I read that the following language is decidable.

$\{w | w \in \{0, 1\}^* \text{ and } 1^{|w|} \text{ is a substring in binary expansion of } \pi \}$

The proof has been given by considering the two possible cases

• Suppose it is true that there exists a minimal integer $N$ such that the binary expansion of $\pi$ only contains substrings of 1 having length at most $N$. That is, it contains substring $1^N$ but not $1^{N + 1}$. Define a corresponding turing machine $M_N$ such that it accepts the input string if it is of length $N$, otherwise rejects it. This machine decides the given language.

• Suppose the binary expansion of $\pi$ contains substrings of $1$s of all lengths. Then the Turing machine that accepts all strings decides the given language.

We are not able to construct a single Turing machine that decides the language given, but one of these machines thus constructed will decide it but we do not know which. I don't quite understand how this language is decidable?

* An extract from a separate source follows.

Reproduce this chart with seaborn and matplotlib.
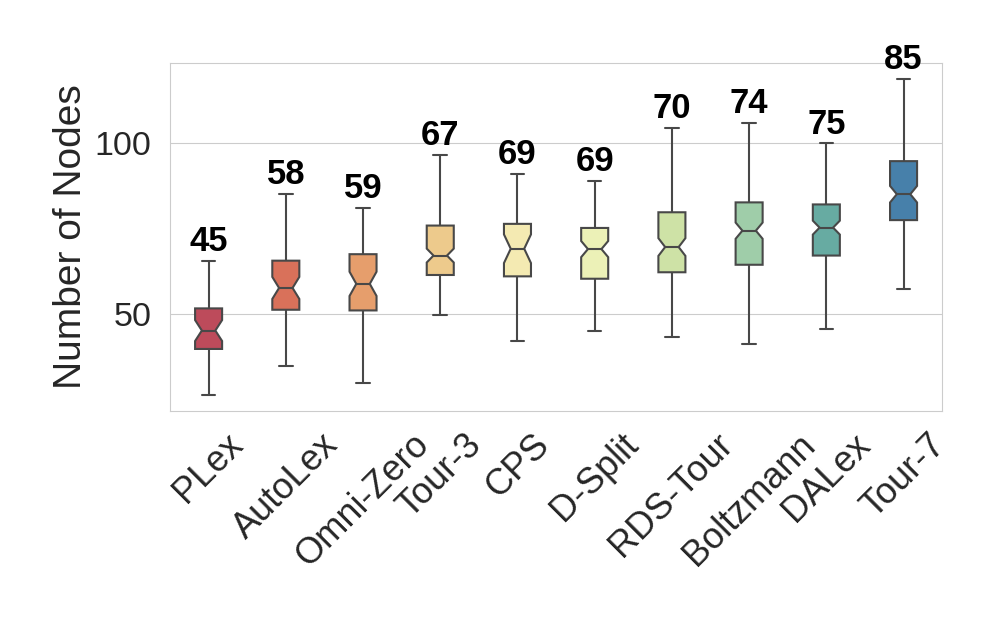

#### Answered By : Andrej Bauer

You are confusing knowledge and truth. Something may be true without us knowing precisely why. An object may exist without us being able to construct it.

If you belive in classical logic, then it is true that the maximum length of consequtive 1's in the expansion of $\pi$ is either finite or infinite. In each case, there exists a decision procedure for your language. Therefore a decision procedure exists.

But we do not know which of the cases happens, and so we not not know a particular decision procedure, even though one exists. If you don't like this line of reasoning, then you should ask for a constructive proof of decidability of your language.